» **What the exercise asks**:
Write each line of the material exactly as given, from the top through the line that contains "mean_vals = [6.67, 4.18, 0.08]", and omit all pictures.

» **Dataset excerpts**:

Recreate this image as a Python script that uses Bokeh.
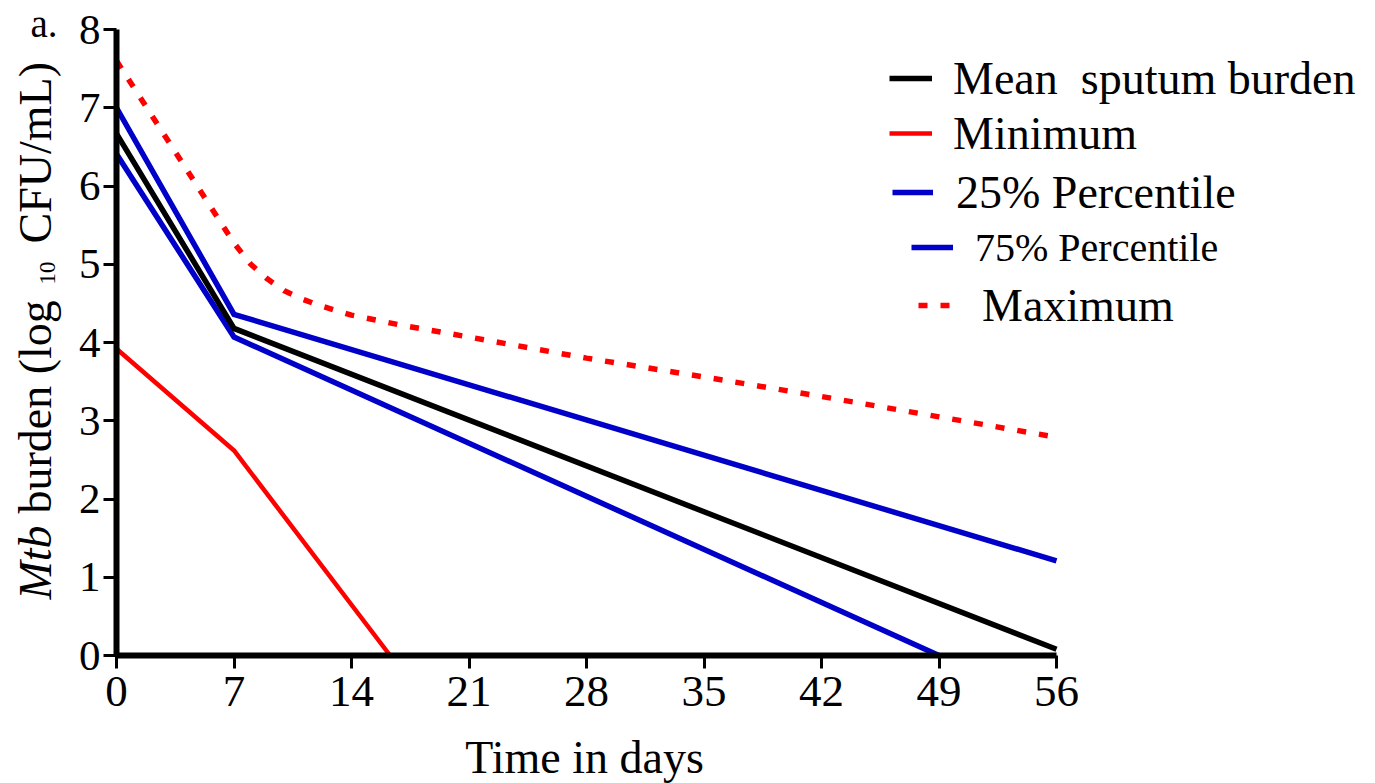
import math
from bokeh.plotting import figure
from bokeh.models import (Range1d, FixedTicker, Label, Legend, LegendItem)
from bokeh.embed import file_html
from bokeh.resources import INLINE

# ---------------- data ----------------
days_mean = [0, 7, 56]
mean_vals = [6.67, 4.18, 0.08]

days_min = [0, 7, 16.3]
min_vals = [3.92, 2.62, 0.0]

days_p25 = [0, 7, 49]
p25_vals = [6.41, 4.07, 0.0]

days_p75 = [0, 7, 56]
p75_vals = [7.0, 4.36, 1.21]

days_max = [0, 7, 8, 9, 10, 11, 12, 14, 17, 21, 28, 35, 42, 49, 56]
max_vals = [7.60, 5.27, 5.00, 4.81, 4.66, 4.56, 4.48, 4.35, 4.22, 4.07, 3.80, 3.56, 3.31, 3.05, 2.79]

x_ticks = [0, 7, 14, 21, 28, 35, 42, 49, 56]
y_ticks = [0, 1, 2, 3, 4, 5, 6, 7, 8]

legend_labels = ["Mean  sputum burden", "Minimum", "25% Percentile",
                 "75% Percentile", "Maximum"]

# ---------------- layout ----------------
FONT = "Liberation Serif"
W, H = 1375, 783
FL, FR, FT, FB = 116, 1056, 29, 655   # axis box (x 0..56, y 0..8) in canvas px
X_MAX, Y_MAX = 56, 8
BASE_SHIFT = 0.33                     # label anchor vs. drawn baseline (em)


def px_to_x(px):
    return (px - FL) * X_MAX / (FR - FL)


def px_to_y(py):
    return (FB - py) * Y_MAX / (FB - FT)


# the plotting frame covers the whole canvas; axes are pinned at 0
p = figure(width=W, height=H, output_backend="svg", toolbar_location=None,
           x_range=Range1d(px_to_x(0), px_to_x(W)),
           y_range=Range1d(px_to_y(H), px_to_y(0)),
           min_border=0)
p.outline_line_color = None
p.xgrid.visible = False
p.ygrid.visible = False
p.background_fill_color = "white"
p.border_fill_color = "white"

for ax in (p.xaxis, p.yaxis):
    ax.fixed_location = 0
    ax.axis_line_width = 6
    ax.axis_line_color = "black"
    ax.major_tick_line_width = 3
    ax.major_tick_line_color = "black"
    ax.major_tick_out = 13
    ax.major_tick_in = 0
    ax.minor_tick_line_color = None
    ax.major_label_text_font = FONT
    ax.major_label_text_color = "black"
    ax.axis_label = None
p.xaxis.ticker = FixedTicker(ticks=x_ticks)
p.yaxis.ticker = FixedTicker(ticks=y_ticks)
p.xaxis.bounds = (0, X_MAX)
p.yaxis.bounds = (0, Y_MAX)
p.xaxis.major_label_text_font_size = "45px"
p.yaxis.major_label_text_font_size = "43px"
p.xaxis.major_label_standoff = 8
p.yaxis.major_label_standoff = 3

# ---------------- series ----------------
BLUE = "#0000C8"
RED = "#FF0000"
r_max = p.line(days_max, max_vals, line_color=RED, line_width=5.5,
               line_dash="9 13")
r_min = p.line(days_min, min_vals, line_color=RED, line_width=4.5)
r_p75 = p.line(days_p75, p75_vals, line_color=BLUE, line_width=5.5, line_join="miter")
r_p25 = p.line(days_p25, p25_vals, line_color=BLUE, line_width=5.5, line_join="miter")
r_mean = p.line(days_mean, mean_vals, line_color="black", line_width=5.5, line_join="miter")

# ---------------- legends (one per row, as in the reference) ----------------
rows = [
    # renderer, label, glyph left px, row centre px, glyph width, standoff, font px
    (r_mean, legend_labels[0], 889, 78, 43, 21, 46),
    (r_min, legend_labels[1], 889, 133, 43, 21, 46),
    (r_p25, legend_labels[2], 892, 192, 41, 23, 46),
    (r_p75, legend_labels[3], 911, 247, 42, 22, 40),
    (r_max, legend_labels[4], 918, 305, 34, 30, 46),
]
ITEM_H = 56
for rend, lab, gx, cy, gw, so, fs in rows:
    lg = Legend(items=[LegendItem(label=lab, renderers=[rend])],
                location=(gx, H - (cy + ITEM_H / 2)),
                margin=0, padding=0, spacing=0,
                glyph_width=gw, glyph_height=ITEM_H, label_height=ITEM_H,
                label_standoff=so,
                label_text_font=FONT, label_text_font_size=f"{fs}px",
                label_text_color="black",
                border_line_color=None, background_fill_alpha=0)
    p.add_layout(lg)

# ---------------- texts ----------------
# x-axis title (baseline at 772 px)
p.add_layout(Label(x=px_to_x(584), y=px_to_y(772 - BASE_SHIFT * 46),
                   text="Time in days",
                   text_font=FONT, text_font_size="46px", text_color="black",
                   text_align="center", text_baseline="alphabetic"))

# panel letter (baseline at 35 px)
p.add_layout(Label(x=px_to_x(30), y=px_to_y(36 - BASE_SHIFT * 39), text="a.",
                   text_font=FONT, text_font_size="39px", text_color="black",
                   text_align="left", text_baseline="alphabetic"))

# y-axis title, assembled from pieces (italic Mtb, subscript 10)
# text, start (bottom) px, baseline x px, font px, style
y_pieces = [
    ("Mtb", 599, 50, 46, "italic"),
    ("burden (log", 513, 50, 46, "normal"),
    ("10", 284, 55, 23, "normal"),
    ("CFU/mL)", 243, 50, 46, "normal"),
]
for txt, start_py, base_px, fs, style in y_pieces:
    p.add_layout(Label(x=px_to_x(base_px - BASE_SHIFT * fs), y=px_to_y(start_py),
                       text=txt, angle=math.pi / 2, text_font=FONT,
                       text_font_size=f"{fs}px", text_font_style=style,
                       text_color="black", text_align="left",
                       text_baseline="alphabetic"))

open("out.html", "w").write(file_html(p, INLINE))
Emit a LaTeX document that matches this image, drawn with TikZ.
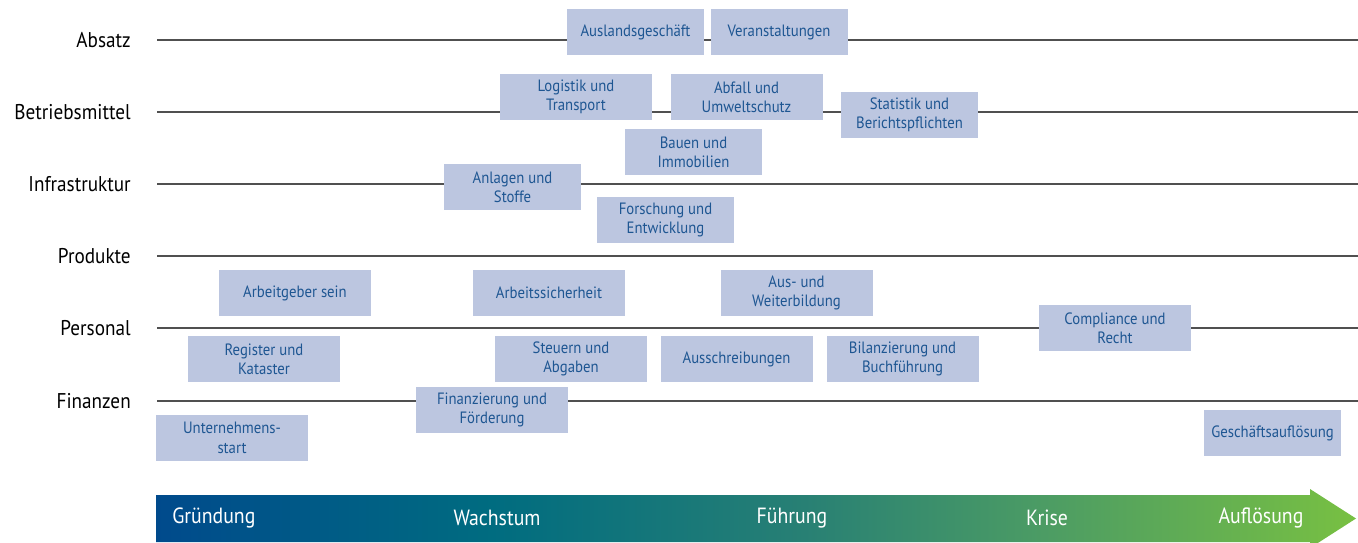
\documentclass[tikz,border=0pt]{standalone}
\usepackage{fontspec}
\setmainfont{PT Sans}[FakeStretch=0.9]
\usepackage{xcolor}
\usepackage{tikz}
\usetikzlibrary{positioning}
\definecolor{boxfill}{RGB}{188,198,224}
\definecolor{boxtext}{RGB}{30,86,146}
\definecolor{rowgray}{RGB}{80,80,80}
\definecolor{phA}{RGB}{0,74,140}
\definecolor{phB}{RGB}{0,108,128}
\definecolor{phC}{RGB}{40,128,116}
\definecolor{phD}{RGB}{76,156,100}
\definecolor{phE}{RGB}{120,192,66}
\pgfdeclarehorizontalshading{phaseshade}{100bp}{color(0bp)=(phA); color(25bp)=(phA); color(39bp)=(phB); color(52bp)=(phC); color(62bp)=(phD); color(75bp)=(phE); color(100bp)=(phE)}
\tikzset{
  rowlabel/.style={anchor=east, inner sep=0pt, font=\fontsize{16}{18}\selectfont},
  rowline/.style={rowgray, line width=1.1pt},
  topic/.style={fill=boxfill, text=boxtext, inner sep=0pt, align=center,
    minimum width=114pt, minimum height=34.5pt, font=\fontsize{12.3}{14.5}\selectfont},
  narrow/.style={minimum width=102.75pt},
  phase/.style={text=white, inner sep=0pt, font=\fontsize{16.5}{18}\selectfont}
}

\begin{document}
\begin{tikzpicture}[x=0.75pt, y=-0.75pt]
  \useasboundingbox (0,0) rectangle (1358,542);
  % ================================================================
  % rows
  % ================================================================
  \foreach \n/\y in {Absatz/40, Betriebsmittel/112, Infrastruktur/184, Produkte/256, Personal/328, Finanzen/401} {
    \node[rowlabel] (lbl-\n) at (131,\y) {\n};
    \coordinate (rl-\n) at (157,\y);
    \coordinate (rr-\n) at (1358,\y);
    \draw[rowline] (rl-\n) -- (rr-\n);
  }
  % topic boxes ----------------------------------------------------
  \node[topic, narrow] (ausland) at (635.5,32) {Auslandsgeschäft};
  \node[topic, narrow, right=4.5pt of ausland] (veranst) {Veranstaltungen};
  \node[topic] (logistik) at (576,97) {Logistik und\\Transport};
  \node[topic] (abfall) at (746.5,97) {Abfall und\\Umweltschutz};
  \node[topic, narrow] (statistik) at (909.5,115) {Statistik und\\Berichtspflichten};
  \node[topic, narrow] (bauen) at (693.5,152) {Bauen und\\Immobilien};
  \node[topic, narrow] (anlagen) at (512.5,187) {Anlagen und\\Stoffe};
  \node[topic, narrow] (forschung) at (665.5,220) {Forschung und\\Entwicklung};
  \node[topic] (arbgeber) at (295,293) {Arbeitgeber sein};
  \node[topic] (arbsicher) at (549,293) {Arbeitssicherheit};
  \node[topic] (weiterbild) at (796.5,293) {Aus- und\\Weiterbildung};
  \node[topic] (compliance) at (1115,328) {Compliance und\\Recht};
  \node[topic] (register) at (264,359) {Register und\\Kataster};
  \node[topic] (steuern) at (571,359) {Steuern und\\Abgaben};
  \node[topic] (ausschr) at (736.5,359) {Ausschreibungen};
  \node[topic] (bilanz) at (902.5,359) {Bilanzierung und\\Buchführung};
  \node[topic] (finanz) at (492,410) {Finanzierung und\\Förderung};
  \node[topic] (start) at (232,438) {Unternehmens-\\start};
  \node[topic, narrow] (aufloes) at (1272.5,433) {Geschäftsauflösung};
  % ================================================================
  % phase arrow
  % ================================================================
  \shade[shading=phaseshade] (156,495) -- (1310,495) -- (1310,489) -- (1356,518.5)
    -- (1310,548) -- (1310,542) -- (156,542) -- cycle;
  \node[phase, anchor=west] (gruendung) at (172,518) {Gründung};
  \node[phase] (wachstum) at (497,518) {Wachstum};
  \node[phase] (fuehrung) at (792,518) {Führung};
  \node[phase] (krise) at (1047,518) {Krise};
  \node[phase] (aufloesung) at (1261,518) {Auflösung};
\end{tikzpicture}
\end{document}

» **Answer for the task**:
Recreate this image as a Python script that uses Bokeh.
import math
from bokeh.plotting import figure
from bokeh.models import (Range1d, FixedTicker, Label, Legend, LegendItem)
from bokeh.embed import file_html
from bokeh.resources import INLINE

# ---------------- data ----------------
days_mean = [0, 7, 56]
mean_vals = [6.67, 4.18, 0.08]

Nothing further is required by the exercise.